Miron Zownir: Eigentlich habe ich mich überall irgendwie entfremdet gefühlt, selbst in meiner Heimatstadt. Am wenigsten vielleicht in New York und am meisten in Moskau, obwohl ich dort nur drei Monate war. Wie auch immer, natürlich waren besonders Berlin, London und New York City durch ihre Dynamik unheimlich wichtig für mich. Es gab viele interessante Motive und ich habe überall den Zeitgeist und die besondere Atmosphäre dieser Metropolen subjektiv festgehalten. Wie übrigens auch in Moskau, das erschütternde Leid vieler Menschen, nach dem Kollaps des Sowjetregimes. Ich habe mich nicht unbedingt als Fotograf weiterentwickelt, aber mein fotografisches Werk ausgebaut. Ich war immer, für jede Herausforderung, ready. Von Anfang an.

Jens Pepper: Du lebst jetzt wieder in Berlin. Ist die Stadt Heimat für dich. Kannst du überhaupt etwas anfangen mit dem Begriff Heimat?

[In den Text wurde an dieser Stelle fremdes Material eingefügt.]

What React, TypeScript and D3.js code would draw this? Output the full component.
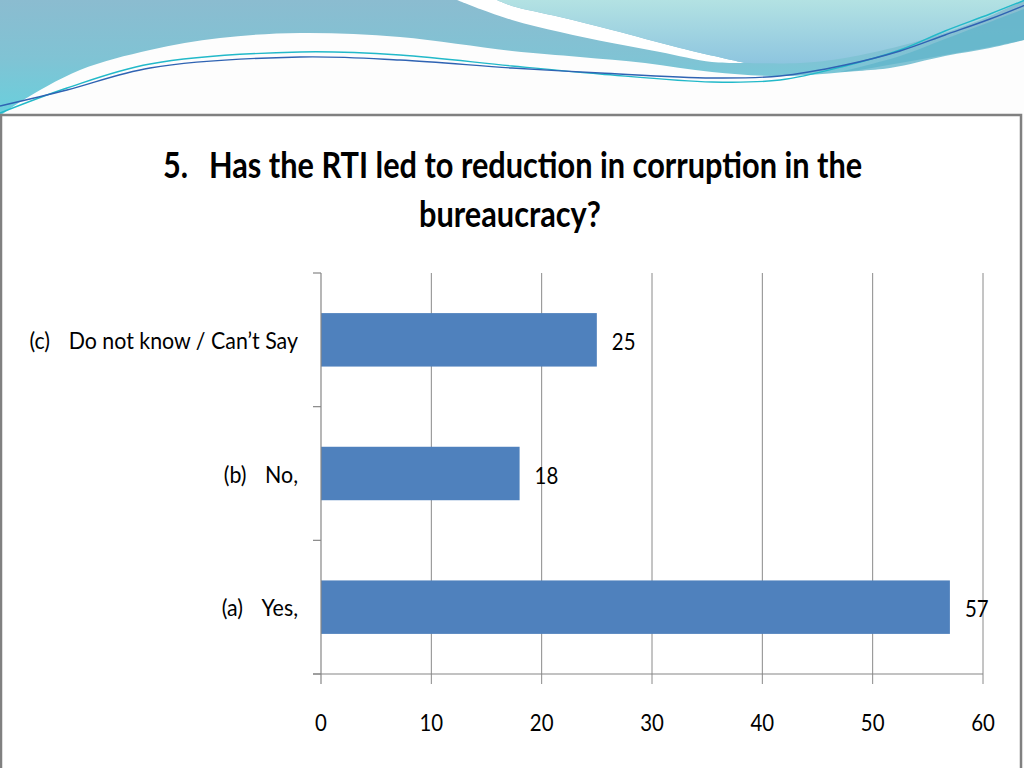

Miron Zownir: Wenn man obdachlos ist oder in den Krieg ziehen muss, sehnt man sich schon nach so etwas wie Heimat. In unserer satten, abgesicherten westlichen Welt wird man schnell arrogant wenn es um den Begriff Heimat geht. Vor allem in Deutschland wo man solche Begriffe schnell mit dem dritten Reich assoziiert. Aber die Bedingungen werden auch im Westen immer härter und wer sonst nicht viel hat, ist froh wenn er sich noch ein Dach über dem Kopf leisten kann, also etwas, dass er sein Home oder Heim nennen kann. Und das ist doch schon mal so etwas wie Heimat.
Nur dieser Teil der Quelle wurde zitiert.